In spite of the Cambridge Analytica scandal, most corporations are still at it – surreptitiously gathering more information about you to no purpose other than their psychological profiling of their customers.

Reputable websites, such as mainstream newspapers, invite you to register online with them to view their articles.  It begins with your name and email.  Then some time down the road you discover that now you can only access the whole website if you give them some more information, such as your gender, postcode and date of birth.  Sometimes they are optional but in my experience they are more often ‘required fields’.  If your local newsagent asked you these questions when you bought a newspaper, would you answer them?  Some stores do indeed try to gather more and more information from their customers at the point of sale, which has no relevance to the item purchased nor to the transaction itself other than obtaining as much information as possible on the purchaser.

Why?  I will not guess the answers.  Why should I?   The onus is on them to provide a solid reason.  A reason, not a response.  The reasons will be dressed up in psychobabble about being able to serve the customer more effectively and possibly appeals to GPDR (the data protection regulations), but the real answer is simply data accumulation for their own benefit.

It began before the current internet boom.  Can anyone date when telephone answer machines began to tell callers  that their call would be monitored for staff training purposes?  Rather, it was to protect themselves against any comeback, but would it be available for the customer to use if there was any comeback?  I remember one newspaper editor being very annoyed at the thought that his conversation should be recorded, so why should the public not be similarly annoyed?  In other words, the real reason for the recording is not given and another innocuous sounding one is given, with which the public will generally not complain.  This behaviour is part of the sinful state of mankind – the inability to face the truth and state the truth.  Living a lie is a poor way to live and a sad form of employment.  There are better jobs in the world.  ‘Blessed are the pure in heart, for they shall see God’ Mat 5:8.

Another issue is gathering information under the guise of identifying you.  In the process of checking that the caller is speaking to the correct person they may include additional questions to gain some more information.  More data gathering and psychological profiling.  It seems that people cannot simply make do with what they have.  The Bible speaks of this behaviour: ‘The horseleach has two daughters, Give, give.
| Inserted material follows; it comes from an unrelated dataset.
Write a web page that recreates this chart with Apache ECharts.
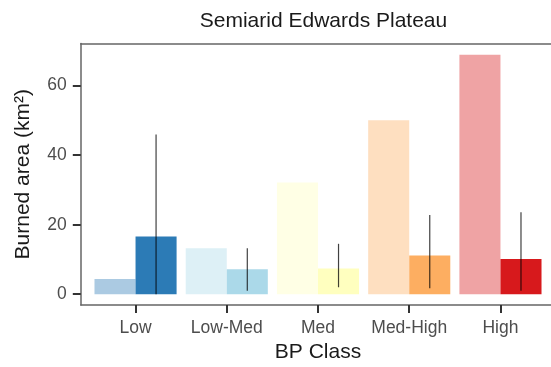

There are three things that are never satisfied; four things do not say, It is enough’ Pro 30:15.  The horseleach is a sucker.  You can look up the interesting context.  The Bible is full of practical wisdom about sinful human behaviour to teach us our need of something better.

Links:

1/8/2016: dealing with cold callers.

 

8 thoughts on “Creeping internet control

      1. Donald

        David,

        I have been a customer with https://www.homeserve.com/ for a long time but when I phoned today for my annual boiler service they wanted to know if my boiler had a warranty and for how long, if there were pets at the property and if there was parking at it. What was new about this? There are excuses (disguised as reasons) for each of the questions but it is pure customer profiling. Notice: it is not if there are any dangerous animals, which might be relevant, but ‘pets’ which is general customer profiling. How many houses have difficulty with parking? As a long-standing customer, why ask these questions now? I know excuses can be given, but they will not wash. It is time for customers to resist such questions as I did.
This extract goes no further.